Margot Wallstrom, special representative on the prevention of sexual violence in conflict, made a direct warning to the heads of militias and armed groups in the African nation where more widespread sexual attacks were reported in August.

Wallstrom called it a "horrific spree of rape, pillage and shooting." The UN mission in DR Congo has said it is investigating to see whether UN peacekeepers in the region could have done more to prevent the rapes.

Wallstrom said many of the women were deliberately sexually assaulted in front of their families or all members of their village as a move "to put fear into society."
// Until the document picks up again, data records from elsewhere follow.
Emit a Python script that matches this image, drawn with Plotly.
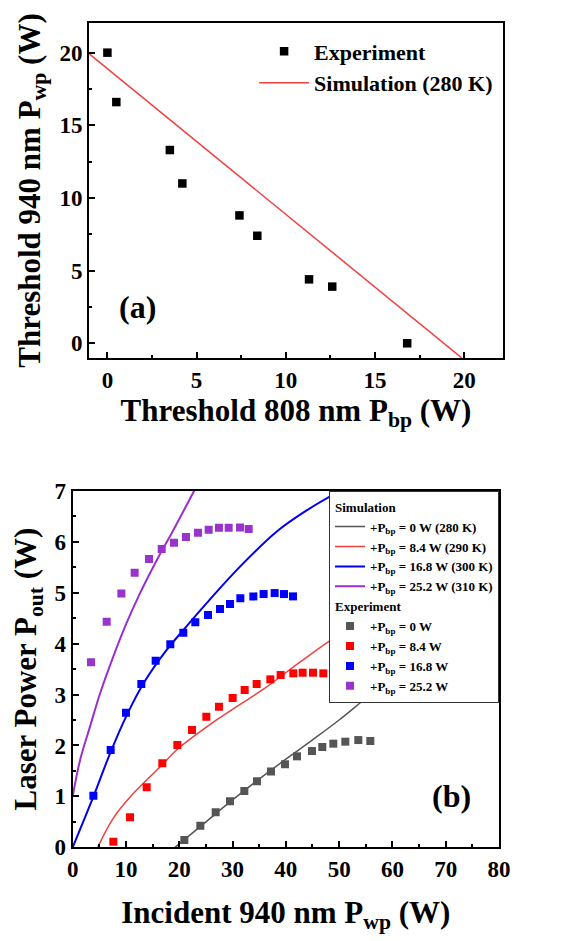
import plotly.graph_objects as go

# ---------- Panel (a) data ----------
exp_a_x = [0.0, 0.5, 3.5, 4.2, 7.4, 8.4, 11.3, 12.6, 16.8]
exp_a_y = [20.0, 16.6, 13.3, 11.0, 8.8, 7.4, 4.4, 3.9, 0.0]
sim_a_x = [-1.0, 19.85]
sim_a_y = [19.9, -1.0]

# ---------- Panel (b) data ----------
sim0_x = [19.2, 25.0, 30.0, 35.0, 40.0, 45.0, 50.0, 55.8, 60.0]
sim0_y = [0.0, 0.50, 0.93, 1.34, 1.73, 2.11, 2.50, 2.99, 3.30]
sim84_x = [4.69, 7.6, 11.4, 16.8, 19.5, 27.0, 36.4, 42.7, 50.3, 56.0]
sim84_y = [0.0, 0.57, 1.06, 1.62, 1.91, 2.50, 3.15, 3.64, 4.20, 4.55]
sim168_x = [0.0, 3.9, 7.0, 10.0, 13.3, 17.6, 20.8, 25.1, 31.4, 38.3, 44.0, 50.2]
sim168_y = [0.0, 1.00, 1.84, 2.56, 3.22, 3.87, 4.27, 4.79, 5.51, 6.20, 6.62, 7.0]
sim252_x = [0.0, 1.38, 3.25, 5.13, 7.6, 10.1, 12.6, 15.8, 18.9, 22.8]
sim252_y = [1.0, 1.71, 2.37, 3.02, 3.74, 4.40, 4.98, 5.64, 6.23, 7.0]

exp0_x = [20.95, 23.95, 26.83, 29.52, 32.21, 34.58, 37.21, 39.84, 42.09, 44.90, 46.84, 48.91, 51.16, 53.6, 55.85]
exp0_y = [0.144, 0.425, 0.687, 0.903, 1.106, 1.295, 1.49, 1.63, 1.786, 1.89, 1.97, 2.035, 2.074, 2.106, 2.087]
exp84_x = [7.63, 10.76, 13.88, 16.82, 19.64, 22.39, 25.08, 27.45, 30.02, 32.27, 34.52, 37.09, 39.02, 41.4, 43.15, 45.09, 47.03, 49.09]
exp84_y = [0.111, 0.589, 1.178, 1.649, 2.008, 2.303, 2.564, 2.761, 2.931, 3.088, 3.206, 3.297, 3.382, 3.415, 3.428, 3.428, 3.415, 3.363]
exp168_x = [3.88, 7.13, 10.0, 12.88, 15.57, 18.32, 20.76, 23.01, 25.39, 27.64, 29.52, 31.46, 33.9, 35.83, 37.9, 39.65, 41.34]
exp168_y = [1.014, 1.91, 2.643, 3.206, 3.663, 3.984, 4.213, 4.416, 4.56, 4.678, 4.776, 4.887, 4.926, 4.972, 4.991, 4.972, 4.926]
exp252_x = [3.44, 6.38, 9.13, 11.63, 14.32, 16.7, 19.01, 21.26, 23.51, 25.52, 27.45, 29.27, 31.39, 33.02]
exp252_y = [3.631, 4.429, 4.985, 5.39, 5.659, 5.855, 5.979, 6.09, 6.176, 6.234, 6.274, 6.274, 6.28, 6.248]

FONT = "Liberation Serif"
fig = go.Figure()

# Panel (a)
fig.add_trace(go.Scatter(x=exp_a_x, y=exp_a_y, mode="markers", name="Experiment",
                         marker=dict(symbol="square", size=8.5, color="black"),
                         xaxis="x", yaxis="y", legend="legend"))
fig.add_trace(go.Scatter(x=sim_a_x, y=sim_a_y, mode="lines", name="Simulation (280 K)",
                         line=dict(color="#f04040", width=1.5),
                         xaxis="x", yaxis="y", legend="legend"))

# Panel (b) simulation
sims = [(sim0_x, sim0_y, "#555555", "+P<sub>bp</sub> = 0 W (280 K)", 1.5),
        (sim84_x, sim84_y, "#f04040", "+P<sub>bp</sub> = 8.4 W (290 K)", 1.5),
        (sim168_x, sim168_y, "#0000ee", "+P<sub>bp</sub> = 16.8 W (300 K)", 2),
        (sim252_x, sim252_y, "#9a2fd0", "+P<sub>bp</sub> = 25.2 W (310 K)", 2)]
for i, (sx, sy, c, nm, w) in enumerate(sims):
    fig.add_trace(go.Scatter(x=sx, y=sy, mode="lines", name=nm, line=dict(color=c, width=w, shape="spline"),
                             xaxis="x2", yaxis="y2", legend="legend2", legendgroup="sim",
                             legendgrouptitle=dict(text="Simulation") if i == 0 else None))
exps = [(exp0_x, exp0_y, "#555555", "+P<sub>bp</sub> = 0 W"),
        (exp84_x, exp84_y, "#ff0000", "+P<sub>bp</sub> = 8.4 W"),
        (exp168_x, exp168_y, "#0000ff", "+P<sub>bp</sub> = 16.8 W"),
        (exp252_x, exp252_y, "#9933cc", "+P<sub>bp</sub> = 25.2 W")]
for i, (ex, ey, c, nm) in enumerate(exps):
    fig.add_trace(go.Scatter(x=ex, y=ey, mode="markers", name=nm,
                             marker=dict(symbol="square", size=8, color=c),
                             xaxis="x2", yaxis="y2", legend="legend2", legendgroup="exp",
                             legendgrouptitle=dict(text="Experiment") if i == 0 else None))

TICKF = dict(family=FONT, size=23, color="black", weight="bold")
TITLEF = dict(family=FONT, size=31, color="black", weight="bold")
axcommon = dict(showgrid=False, zeroline=False, showline=True, linecolor="black", linewidth=2,
                mirror=True, ticks="inside", ticklen=6, tickwidth=2, tickcolor="black",
                automargin=False, tickfont=TICKF)
minor_common = dict(ticks="inside", ticklen=3, tickwidth=1.5, tickcolor="black")

# The page body has an 8px margin, so the figure is 571x933 placed at (8, 8).
fig.update_layout(
    width=571, height=933, margin=dict(l=0, r=0, t=0, b=0),
    paper_bgcolor="white", plot_bgcolor="white",
    font=dict(family=FONT, color="black"),
    showlegend=True,
    xaxis=dict(domain=[0.1419, 0.8669], range=[-1.03, 22.17], tickvals=[0, 5, 10, 15, 20],
               minor=dict(dtick=2.5, **minor_common), anchor="y",
               title=dict(text="Threshold 808 nm P<sub>bp</sub> (W)", standoff=4, font=TITLEF),
               **axcommon),
    yaxis=dict(domain=[0.6249, 0.9839], range=[-1.01, 22.04], tickvals=[0, 5, 10, 15, 20],
               minor=dict(dtick=2.5, **minor_common), anchor="x",
               title=dict(text="Threshold 940 nm P<sub>wp</sub> (W)", standoff=10, font=TITLEF),
               **axcommon),
    xaxis2=dict(domain=[0.1133, 0.8599], range=[0, 80], tickvals=list(range(0, 81, 10)),
                minor=dict(dtick=5, **minor_common), anchor="y2",
                title=dict(text="Incident 940 nm P<sub>wp</sub> (W)", standoff=20, font=TITLEF),
                **axcommon),
    yaxis2=dict(domain=[0.1004, 0.4826], range=[0, 7], tickvals=list(range(0, 8)),
                minor=dict(dtick=0.5, **minor_common), anchor="x2",
                title=dict(text="Laser Power P<sub>out</sub> (W)", standoff=18, font=TITLEF),
                **axcommon),
    legend=dict(x=0.431, y=0.976, xanchor="left", yanchor="top", bgcolor="rgba(0,0,0,0)",
                font=dict(family=FONT, size=22, color="black", weight="bold"),
                itemwidth=50, tracegroupgap=0),
    legend2=dict(x=0.8599, y=0.4826, xanchor="right", yanchor="top", bgcolor="white",
                 bordercolor="#333333", borderwidth=1, tracegroupgap=0, traceorder="grouped",
                 font=dict(family=FONT, size=13, color="black", weight="bold"),
                 grouptitlefont=dict(family=FONT, size=13, color="black", weight="bold"),
                 itemwidth=30),
    annotations=[
        dict(text="(a)", x=1.7, y=2.5, xref="x", yref="y", showarrow=False, xanchor="center",
             font=dict(family=FONT, size=32, color="black", weight="bold")),
        dict(text="(b)", x=71, y=1.0, xref="x2", yref="y2", showarrow=False, xanchor="center",
             font=dict(family=FONT, size=32, color="black", weight="bold")),
    ],
)

fig.write_html("out.html")
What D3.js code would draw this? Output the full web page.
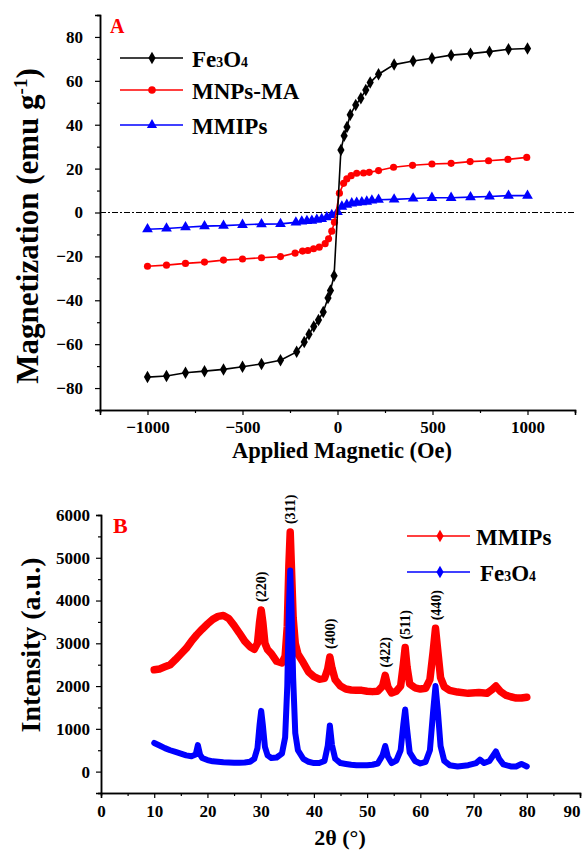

"It is being used in the DRC as part of a tactical war of terror, used by armed groups as a means of achieving military and economic ends," Wallstrom told a press conference at the UN headquarters.

"In this case, like so many others, systematic rape was planned and preventable."

She said: "We have to take important steps to make sure that there is no impunity. We have to go after them."

The United Nations said on August 23 that at least 179 women in Nord Kivu province, in eastern DR Congo, were the victims of mass rape between July 30 and August 3. It blamed the Democratic Forces for the Liberation of Rwanda (FDLR), a Hutu rebel group, and Mai-Mai militia.

Wallstrom again named the groups in her warning of cases before the International Criminal Court (ICC), though the FDLR has denied any involvement.

Jean-Pierre Bemba, a former candidate for the DR Congo presidency, is currently before the ICC facing charges of having committed and covered up war crimes when he headed a militia in the east of the country.

"We want to see more of these cases in the international tribunals and courts," said Wallstrom, a former Swedish government minister and EU commissioner.

She called for a "strong signal" to be sent "that the time when sexual violence is tolerated and sidelined as a product of war is over."

Wallstrom added: "Putting it on the agenda of the ICC and the Security Council is really a historic turning point."

"Sexual violence should never again be dismissed as random or controlled or inevitable," she said.

The UN Security Council called on the DR Congo government last week to find and punish those behind the mass rape around the town of Luvungi in Nord-Kivu.

At a special Security Council meeting, members criticized the slow response by the UN troops and the government to the attacks.

US Ambassador Susan Rice said at the time: "The (UN Security Council) Secretariat was clear in acknowledging that things did not occur as they should have."

The FDLR is accused by the Rwandan government of taking part in the genocide 16 years ago, in which 800,000 people were killed, before the militants fled into Congo.

Rape is frequently reported in eastern Congo and blamed on a range of armed movements, including Congo's regular army.

According to the UN High Commissioner for Refugees, at least 1,244 women reported being raped in the first quarter of 2010, 14 rapes per day on average.